Rubio is a postdoctoral research associate with the Asian American Studies Program at Princeton University. As a multiracial Korean American, Rubio said she was drawn to how Gage focused on Asian Americans that are of mixed race in her work and publications.
During her residency, Rubio said she hopes to be able to work on a chapter of her nonfiction book in a calm environment. Rubio said the chapter of her book that is centered around undocumented Asian American activism will detail the pain and struggle that an undocumented Thai American activist and artist has experienced.
“Time really shrinks when you have a young child and scholarship requires such time to not be rushed and to be able to think and just stop for a second,” Rubio said. “So I’m just looking forward to that time of being able to be in silence and to have the mental space to be able to do the kind of deep work I need to do to write this book.”
Levine said she enjoyed the first cohort because she said she was able to have insightful conversations with residents about Gage’s work in human rights and social justice and how it connected to their projects.
Fitch, assistant professor of Screen Studies at The New School in New York City, said he will be working on a documentary film that explores how the pandemic affected refugees from Micronesia who settled in areas of middle America.
“I’m thinking from a filmmaking context, but, kind of, it seems like a lot of her work is focused on communities that maybe don’t necessarily get a ton of attention or kind of have their voices heard,” Fitch said. “And that’s certainly the case with the work that I’m doing, you know, the people from the COFA region.”
Gage’s connection to militarism is what Fitch said inspired him to apply to the residency.
Gage’s dissertation, “Pure Mixed Blood: The Multiple Identities of Amerasian in South Korea,” discusses publications in South Korea that detailed how the United States Empire transnational militarism and postcolonial ethnonationalism affected Korean Amerasians.
Kim, senior extension associate at Cornell University in the Industrial and Labor Relations School, said she is focusing on editing her draft of her novel about the Gwangju Uprising in South Korea in 1980. Kim said Gage’s research was aligned with some of the topics she is exploring in the novel, like the effect of colonization and militarization in South Korea.
“I’m connected to people who are interested in sort of progressive movements and efforts in the South Korean Peninsula,” Kim said. “It’s a really a relatively small world of Korean Americans who are kind of interested in that history that’s not just through an American viewpoint, but also about Koreans themselves.”
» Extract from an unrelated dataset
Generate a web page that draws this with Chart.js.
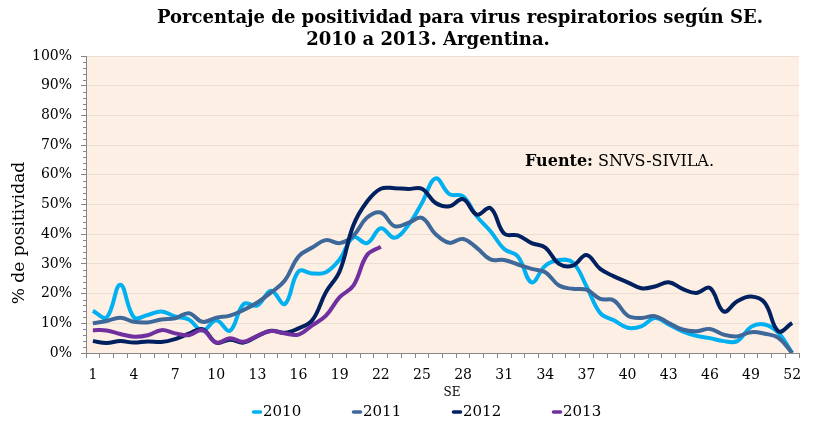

Cándida F. Jáquez, associate professor of music at Scripps College in Claremont, California, was in the 2022 cohort and worked on an article about an all-female mariachi band, Mariachi Mujer 2000. Jáquez also said many people in academia are constantly flooded with work, which she said can sometimes make it difficult to pursue certain projects.
“I found [Sunlit Residency] very intriguing in terms of simply having a space in place to focus on writing solely in terms of my project,” Jáquez said. “I think for many of us in academia who are heavily involved with justice, equity and diversity issues … we often are scrambling for time to really have the space to sit down and do something like writing because … we’re very committed to a number of issues and projects that require a great deal of time.”
There will be an open house event in July — in person and live streamed — to introduce the new cohort of residents to each other and to anyone interested in attending. Levine said via email that she hopes to find ways to keep the residents connected with each other after their time at the residency.
“We are looking forward to creating an ongoing network of community connections on a local and global level whereby our residents are active in advancing their projects while also developing relationships within their cohort, with past residents and with other scholars, writers, artists and activists affiliated with the residency,” Levine said.